Entries with chart source code

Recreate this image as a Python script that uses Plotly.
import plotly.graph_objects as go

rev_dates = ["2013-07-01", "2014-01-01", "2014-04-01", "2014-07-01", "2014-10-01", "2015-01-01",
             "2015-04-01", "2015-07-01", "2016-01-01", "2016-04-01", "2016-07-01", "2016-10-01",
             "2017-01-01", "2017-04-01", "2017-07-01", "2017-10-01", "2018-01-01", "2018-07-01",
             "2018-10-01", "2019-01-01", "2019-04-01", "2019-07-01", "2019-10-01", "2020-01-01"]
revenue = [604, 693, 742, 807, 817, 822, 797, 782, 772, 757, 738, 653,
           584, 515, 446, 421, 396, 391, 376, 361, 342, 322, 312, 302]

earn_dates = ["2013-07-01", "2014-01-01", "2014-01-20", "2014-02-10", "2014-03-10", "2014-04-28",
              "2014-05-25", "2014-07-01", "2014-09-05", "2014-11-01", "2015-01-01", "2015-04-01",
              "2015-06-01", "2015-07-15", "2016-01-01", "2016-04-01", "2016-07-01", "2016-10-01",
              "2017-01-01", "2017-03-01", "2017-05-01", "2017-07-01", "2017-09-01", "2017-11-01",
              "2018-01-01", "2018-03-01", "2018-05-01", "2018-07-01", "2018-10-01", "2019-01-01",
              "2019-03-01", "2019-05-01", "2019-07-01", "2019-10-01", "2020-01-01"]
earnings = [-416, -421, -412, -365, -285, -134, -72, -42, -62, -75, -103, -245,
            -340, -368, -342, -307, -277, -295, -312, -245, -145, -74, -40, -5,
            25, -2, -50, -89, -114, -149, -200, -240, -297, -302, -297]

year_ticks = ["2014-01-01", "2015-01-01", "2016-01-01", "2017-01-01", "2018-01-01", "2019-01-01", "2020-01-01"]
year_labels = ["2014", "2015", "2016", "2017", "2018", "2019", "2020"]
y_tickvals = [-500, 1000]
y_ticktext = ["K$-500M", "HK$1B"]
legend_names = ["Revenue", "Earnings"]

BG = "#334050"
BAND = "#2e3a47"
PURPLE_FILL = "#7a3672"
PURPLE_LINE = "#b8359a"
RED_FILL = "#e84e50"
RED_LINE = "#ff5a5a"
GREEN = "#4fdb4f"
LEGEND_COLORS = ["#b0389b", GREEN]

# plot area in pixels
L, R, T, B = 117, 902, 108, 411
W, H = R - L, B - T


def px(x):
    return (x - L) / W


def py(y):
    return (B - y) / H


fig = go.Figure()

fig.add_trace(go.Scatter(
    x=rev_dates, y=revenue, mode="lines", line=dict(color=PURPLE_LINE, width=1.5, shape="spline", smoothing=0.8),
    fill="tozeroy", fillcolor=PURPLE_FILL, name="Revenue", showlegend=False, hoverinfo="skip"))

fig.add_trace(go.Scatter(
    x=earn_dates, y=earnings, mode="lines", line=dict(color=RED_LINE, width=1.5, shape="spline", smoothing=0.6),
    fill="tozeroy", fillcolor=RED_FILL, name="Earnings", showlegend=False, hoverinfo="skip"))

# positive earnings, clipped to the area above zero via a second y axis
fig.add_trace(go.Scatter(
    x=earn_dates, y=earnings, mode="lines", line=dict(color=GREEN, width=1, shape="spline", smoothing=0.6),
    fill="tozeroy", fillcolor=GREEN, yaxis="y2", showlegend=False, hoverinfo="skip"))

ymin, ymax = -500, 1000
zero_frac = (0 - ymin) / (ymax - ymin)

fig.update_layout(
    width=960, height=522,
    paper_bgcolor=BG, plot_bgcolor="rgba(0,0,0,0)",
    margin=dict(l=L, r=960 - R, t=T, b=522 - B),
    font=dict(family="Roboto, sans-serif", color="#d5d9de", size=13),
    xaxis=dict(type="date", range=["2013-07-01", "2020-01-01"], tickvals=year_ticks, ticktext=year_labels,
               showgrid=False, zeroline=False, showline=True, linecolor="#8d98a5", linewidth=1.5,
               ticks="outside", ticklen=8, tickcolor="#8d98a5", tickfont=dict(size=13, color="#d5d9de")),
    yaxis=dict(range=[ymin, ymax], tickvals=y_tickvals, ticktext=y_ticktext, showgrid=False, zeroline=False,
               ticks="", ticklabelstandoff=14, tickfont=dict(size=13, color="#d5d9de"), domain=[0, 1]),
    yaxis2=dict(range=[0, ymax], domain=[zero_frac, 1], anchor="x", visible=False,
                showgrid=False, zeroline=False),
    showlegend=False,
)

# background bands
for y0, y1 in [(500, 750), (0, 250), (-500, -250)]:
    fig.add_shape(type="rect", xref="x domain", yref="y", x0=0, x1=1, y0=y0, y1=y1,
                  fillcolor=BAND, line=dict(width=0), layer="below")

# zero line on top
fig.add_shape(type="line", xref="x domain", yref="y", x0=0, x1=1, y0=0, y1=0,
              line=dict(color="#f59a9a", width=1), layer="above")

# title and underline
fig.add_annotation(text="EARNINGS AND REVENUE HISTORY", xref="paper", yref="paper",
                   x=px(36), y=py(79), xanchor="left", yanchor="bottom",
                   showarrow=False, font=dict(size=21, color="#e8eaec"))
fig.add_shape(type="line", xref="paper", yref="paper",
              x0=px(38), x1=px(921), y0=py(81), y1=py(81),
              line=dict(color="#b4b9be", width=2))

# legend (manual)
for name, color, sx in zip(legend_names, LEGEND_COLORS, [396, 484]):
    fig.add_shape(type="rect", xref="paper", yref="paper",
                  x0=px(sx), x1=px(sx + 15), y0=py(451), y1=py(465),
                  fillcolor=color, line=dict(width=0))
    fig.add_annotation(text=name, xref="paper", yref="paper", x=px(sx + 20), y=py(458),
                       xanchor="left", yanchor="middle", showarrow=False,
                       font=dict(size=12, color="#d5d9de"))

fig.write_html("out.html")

* * *

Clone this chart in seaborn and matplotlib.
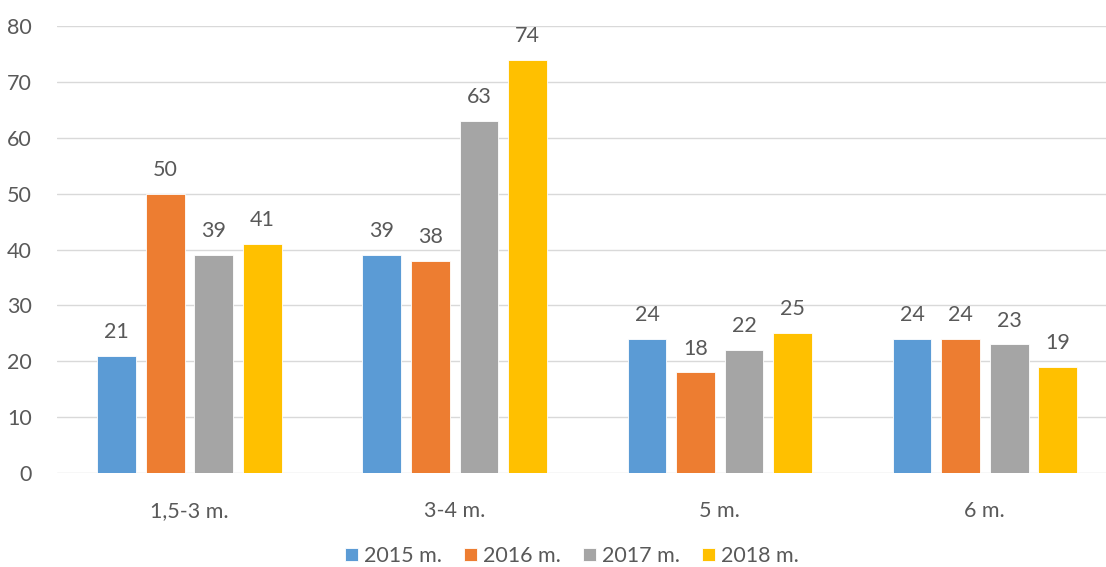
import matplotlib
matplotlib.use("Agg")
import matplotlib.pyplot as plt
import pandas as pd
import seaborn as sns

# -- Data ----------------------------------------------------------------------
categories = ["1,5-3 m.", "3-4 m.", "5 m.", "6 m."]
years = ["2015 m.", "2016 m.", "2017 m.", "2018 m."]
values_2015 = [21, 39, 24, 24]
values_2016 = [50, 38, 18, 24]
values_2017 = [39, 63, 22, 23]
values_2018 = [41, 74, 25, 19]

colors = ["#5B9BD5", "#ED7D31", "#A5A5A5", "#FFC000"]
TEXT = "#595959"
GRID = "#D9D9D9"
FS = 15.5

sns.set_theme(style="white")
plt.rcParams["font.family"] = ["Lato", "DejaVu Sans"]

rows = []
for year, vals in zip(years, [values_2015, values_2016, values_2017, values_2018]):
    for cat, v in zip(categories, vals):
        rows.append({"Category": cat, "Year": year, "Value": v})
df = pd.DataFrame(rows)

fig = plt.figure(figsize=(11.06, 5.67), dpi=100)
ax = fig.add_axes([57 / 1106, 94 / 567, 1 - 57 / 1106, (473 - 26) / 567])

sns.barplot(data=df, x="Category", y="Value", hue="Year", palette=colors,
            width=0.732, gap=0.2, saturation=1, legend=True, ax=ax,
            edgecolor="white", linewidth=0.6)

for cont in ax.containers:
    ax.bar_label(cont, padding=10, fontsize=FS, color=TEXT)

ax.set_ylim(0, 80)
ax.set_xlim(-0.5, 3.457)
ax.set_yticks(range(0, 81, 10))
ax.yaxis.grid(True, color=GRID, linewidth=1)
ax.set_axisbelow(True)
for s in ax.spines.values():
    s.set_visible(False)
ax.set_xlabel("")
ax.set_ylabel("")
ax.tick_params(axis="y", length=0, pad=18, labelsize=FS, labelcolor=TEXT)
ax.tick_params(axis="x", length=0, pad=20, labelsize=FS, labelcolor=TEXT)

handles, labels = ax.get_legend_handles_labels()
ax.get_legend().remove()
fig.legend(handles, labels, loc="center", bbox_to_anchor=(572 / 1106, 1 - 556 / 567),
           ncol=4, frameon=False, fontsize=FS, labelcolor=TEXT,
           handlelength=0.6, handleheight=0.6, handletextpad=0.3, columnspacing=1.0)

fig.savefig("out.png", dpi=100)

==

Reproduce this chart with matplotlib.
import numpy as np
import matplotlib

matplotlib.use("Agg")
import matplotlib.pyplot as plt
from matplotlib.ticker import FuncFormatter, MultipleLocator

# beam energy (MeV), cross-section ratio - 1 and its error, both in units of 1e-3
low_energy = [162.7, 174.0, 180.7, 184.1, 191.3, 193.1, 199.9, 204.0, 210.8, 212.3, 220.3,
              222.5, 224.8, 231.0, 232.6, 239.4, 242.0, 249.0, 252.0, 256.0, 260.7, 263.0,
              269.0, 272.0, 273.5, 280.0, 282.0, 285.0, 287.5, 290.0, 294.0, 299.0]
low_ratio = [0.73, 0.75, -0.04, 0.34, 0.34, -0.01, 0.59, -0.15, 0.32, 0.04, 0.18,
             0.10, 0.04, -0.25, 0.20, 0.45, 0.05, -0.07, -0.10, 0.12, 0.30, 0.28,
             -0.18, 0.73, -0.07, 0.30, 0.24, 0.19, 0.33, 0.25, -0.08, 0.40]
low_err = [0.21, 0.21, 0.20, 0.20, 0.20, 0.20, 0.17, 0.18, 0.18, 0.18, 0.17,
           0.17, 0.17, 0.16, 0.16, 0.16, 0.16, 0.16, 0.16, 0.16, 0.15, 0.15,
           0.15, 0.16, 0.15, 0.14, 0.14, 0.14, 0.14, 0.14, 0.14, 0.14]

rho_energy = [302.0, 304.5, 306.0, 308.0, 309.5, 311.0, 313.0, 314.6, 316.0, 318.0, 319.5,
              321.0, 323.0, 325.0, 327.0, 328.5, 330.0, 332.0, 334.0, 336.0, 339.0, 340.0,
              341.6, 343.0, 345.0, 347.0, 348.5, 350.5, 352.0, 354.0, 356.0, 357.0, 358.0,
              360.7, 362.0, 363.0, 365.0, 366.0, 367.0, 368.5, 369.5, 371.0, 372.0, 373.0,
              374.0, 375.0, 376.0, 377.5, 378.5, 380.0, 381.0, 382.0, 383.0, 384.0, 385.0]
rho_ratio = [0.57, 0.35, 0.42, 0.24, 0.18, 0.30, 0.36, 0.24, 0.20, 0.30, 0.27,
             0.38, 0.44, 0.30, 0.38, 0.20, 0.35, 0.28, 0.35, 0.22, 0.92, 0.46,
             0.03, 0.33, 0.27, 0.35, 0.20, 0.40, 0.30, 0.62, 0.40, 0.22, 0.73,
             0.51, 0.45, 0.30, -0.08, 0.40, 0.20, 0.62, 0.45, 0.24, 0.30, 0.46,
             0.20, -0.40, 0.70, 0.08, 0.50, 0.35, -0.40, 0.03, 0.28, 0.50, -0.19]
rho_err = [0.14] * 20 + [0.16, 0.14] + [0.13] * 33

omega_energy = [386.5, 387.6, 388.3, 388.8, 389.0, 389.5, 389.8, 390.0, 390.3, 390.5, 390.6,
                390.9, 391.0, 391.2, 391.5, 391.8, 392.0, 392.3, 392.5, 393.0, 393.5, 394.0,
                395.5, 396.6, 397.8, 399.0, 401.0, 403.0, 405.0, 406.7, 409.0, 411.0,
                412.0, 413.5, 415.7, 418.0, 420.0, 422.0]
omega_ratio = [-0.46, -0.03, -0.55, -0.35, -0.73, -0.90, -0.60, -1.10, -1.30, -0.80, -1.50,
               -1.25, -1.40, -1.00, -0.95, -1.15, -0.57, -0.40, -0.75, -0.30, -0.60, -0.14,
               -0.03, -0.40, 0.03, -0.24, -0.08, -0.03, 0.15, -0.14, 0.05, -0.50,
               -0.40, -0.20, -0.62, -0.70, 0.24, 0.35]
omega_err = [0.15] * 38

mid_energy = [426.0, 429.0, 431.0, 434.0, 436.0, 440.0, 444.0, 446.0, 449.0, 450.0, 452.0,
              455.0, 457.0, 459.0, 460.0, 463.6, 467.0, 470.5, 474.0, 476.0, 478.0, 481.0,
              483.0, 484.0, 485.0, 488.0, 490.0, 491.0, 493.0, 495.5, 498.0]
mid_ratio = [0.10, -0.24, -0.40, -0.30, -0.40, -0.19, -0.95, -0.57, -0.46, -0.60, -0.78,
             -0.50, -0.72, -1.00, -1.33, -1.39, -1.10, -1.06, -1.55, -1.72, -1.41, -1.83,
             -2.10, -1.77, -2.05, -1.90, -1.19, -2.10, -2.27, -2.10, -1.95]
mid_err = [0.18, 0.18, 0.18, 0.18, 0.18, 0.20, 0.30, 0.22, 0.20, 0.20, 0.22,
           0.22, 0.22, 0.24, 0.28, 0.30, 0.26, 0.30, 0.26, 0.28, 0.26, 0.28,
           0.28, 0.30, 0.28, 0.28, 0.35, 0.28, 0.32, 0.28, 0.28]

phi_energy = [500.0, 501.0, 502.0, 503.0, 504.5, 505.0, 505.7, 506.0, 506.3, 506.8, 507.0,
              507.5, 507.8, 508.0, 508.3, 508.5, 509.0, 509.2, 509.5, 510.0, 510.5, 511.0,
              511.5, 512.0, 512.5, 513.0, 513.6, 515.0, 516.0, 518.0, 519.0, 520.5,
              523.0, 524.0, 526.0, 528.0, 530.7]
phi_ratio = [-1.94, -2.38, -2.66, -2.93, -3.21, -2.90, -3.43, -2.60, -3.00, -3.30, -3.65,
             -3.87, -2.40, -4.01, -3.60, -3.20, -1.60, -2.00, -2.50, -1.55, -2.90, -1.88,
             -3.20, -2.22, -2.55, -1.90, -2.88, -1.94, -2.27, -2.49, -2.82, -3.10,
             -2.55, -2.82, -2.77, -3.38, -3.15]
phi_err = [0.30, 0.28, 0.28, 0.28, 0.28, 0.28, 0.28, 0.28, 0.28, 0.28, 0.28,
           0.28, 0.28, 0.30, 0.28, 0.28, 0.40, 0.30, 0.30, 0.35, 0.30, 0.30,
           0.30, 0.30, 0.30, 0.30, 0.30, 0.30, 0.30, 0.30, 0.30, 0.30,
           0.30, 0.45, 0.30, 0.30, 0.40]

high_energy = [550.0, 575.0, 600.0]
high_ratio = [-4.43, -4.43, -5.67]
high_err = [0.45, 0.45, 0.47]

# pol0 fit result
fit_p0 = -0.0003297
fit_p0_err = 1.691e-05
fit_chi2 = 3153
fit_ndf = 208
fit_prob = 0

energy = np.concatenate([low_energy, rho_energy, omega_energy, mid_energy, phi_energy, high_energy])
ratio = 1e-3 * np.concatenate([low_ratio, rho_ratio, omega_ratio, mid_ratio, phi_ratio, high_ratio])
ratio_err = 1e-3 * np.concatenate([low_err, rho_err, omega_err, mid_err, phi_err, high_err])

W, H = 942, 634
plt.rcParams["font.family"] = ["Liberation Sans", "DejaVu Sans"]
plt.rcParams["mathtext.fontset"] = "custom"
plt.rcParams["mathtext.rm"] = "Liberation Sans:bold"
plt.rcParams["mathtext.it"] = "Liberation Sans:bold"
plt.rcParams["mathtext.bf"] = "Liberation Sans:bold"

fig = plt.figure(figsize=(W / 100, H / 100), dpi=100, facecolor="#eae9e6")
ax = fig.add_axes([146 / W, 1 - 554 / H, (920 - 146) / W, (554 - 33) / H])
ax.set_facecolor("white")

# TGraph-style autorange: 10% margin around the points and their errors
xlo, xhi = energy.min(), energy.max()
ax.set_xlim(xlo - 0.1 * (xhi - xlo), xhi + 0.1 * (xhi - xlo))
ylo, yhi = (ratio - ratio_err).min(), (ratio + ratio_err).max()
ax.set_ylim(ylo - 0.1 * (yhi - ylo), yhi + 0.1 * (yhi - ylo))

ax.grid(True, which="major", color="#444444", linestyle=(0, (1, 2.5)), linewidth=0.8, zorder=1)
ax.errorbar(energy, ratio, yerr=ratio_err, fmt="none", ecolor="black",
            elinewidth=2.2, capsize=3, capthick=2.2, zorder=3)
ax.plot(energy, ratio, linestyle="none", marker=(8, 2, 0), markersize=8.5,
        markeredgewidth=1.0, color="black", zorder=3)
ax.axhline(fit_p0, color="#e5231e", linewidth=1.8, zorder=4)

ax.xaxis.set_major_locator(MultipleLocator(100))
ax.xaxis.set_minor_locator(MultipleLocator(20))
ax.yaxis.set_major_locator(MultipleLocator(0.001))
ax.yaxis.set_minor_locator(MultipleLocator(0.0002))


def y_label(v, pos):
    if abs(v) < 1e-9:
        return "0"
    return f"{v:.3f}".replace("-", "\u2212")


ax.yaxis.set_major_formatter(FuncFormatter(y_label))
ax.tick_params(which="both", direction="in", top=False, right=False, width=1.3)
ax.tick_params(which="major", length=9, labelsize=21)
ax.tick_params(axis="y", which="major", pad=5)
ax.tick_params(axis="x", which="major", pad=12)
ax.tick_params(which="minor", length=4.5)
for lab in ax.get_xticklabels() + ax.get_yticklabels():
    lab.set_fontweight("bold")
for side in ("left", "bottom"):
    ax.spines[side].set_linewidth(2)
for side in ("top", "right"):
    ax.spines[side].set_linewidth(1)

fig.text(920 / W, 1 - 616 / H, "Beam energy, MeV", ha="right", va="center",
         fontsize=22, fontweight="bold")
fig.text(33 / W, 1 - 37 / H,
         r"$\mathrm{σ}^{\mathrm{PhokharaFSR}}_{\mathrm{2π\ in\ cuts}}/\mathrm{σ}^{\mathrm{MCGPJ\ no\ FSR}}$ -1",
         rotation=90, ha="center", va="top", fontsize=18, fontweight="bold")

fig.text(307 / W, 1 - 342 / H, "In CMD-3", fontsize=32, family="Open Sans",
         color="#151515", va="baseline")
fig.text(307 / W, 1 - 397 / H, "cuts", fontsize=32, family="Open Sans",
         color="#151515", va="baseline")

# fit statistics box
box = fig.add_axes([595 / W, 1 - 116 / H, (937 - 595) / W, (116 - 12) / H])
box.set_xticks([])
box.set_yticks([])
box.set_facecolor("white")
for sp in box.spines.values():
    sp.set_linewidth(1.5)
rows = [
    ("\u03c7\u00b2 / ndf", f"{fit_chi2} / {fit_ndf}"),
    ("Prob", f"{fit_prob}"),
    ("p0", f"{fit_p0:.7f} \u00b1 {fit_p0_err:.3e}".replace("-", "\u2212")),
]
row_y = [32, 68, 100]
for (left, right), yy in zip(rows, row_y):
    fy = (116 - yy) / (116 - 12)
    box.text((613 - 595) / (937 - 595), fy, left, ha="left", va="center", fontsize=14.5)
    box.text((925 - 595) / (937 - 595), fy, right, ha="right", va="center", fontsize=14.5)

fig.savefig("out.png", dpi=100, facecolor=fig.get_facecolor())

__EXERCISE DETAILS__.
Starting at the line that contains "Recreate this image" and ending at the line that contains "import plotly.graph_objects as go", repeat each line exactly, both ends included, and nothing else.

__TASK OUTPUT__.
Recreate this image as a Python script that uses Plotly.
import plotly.graph_objects as go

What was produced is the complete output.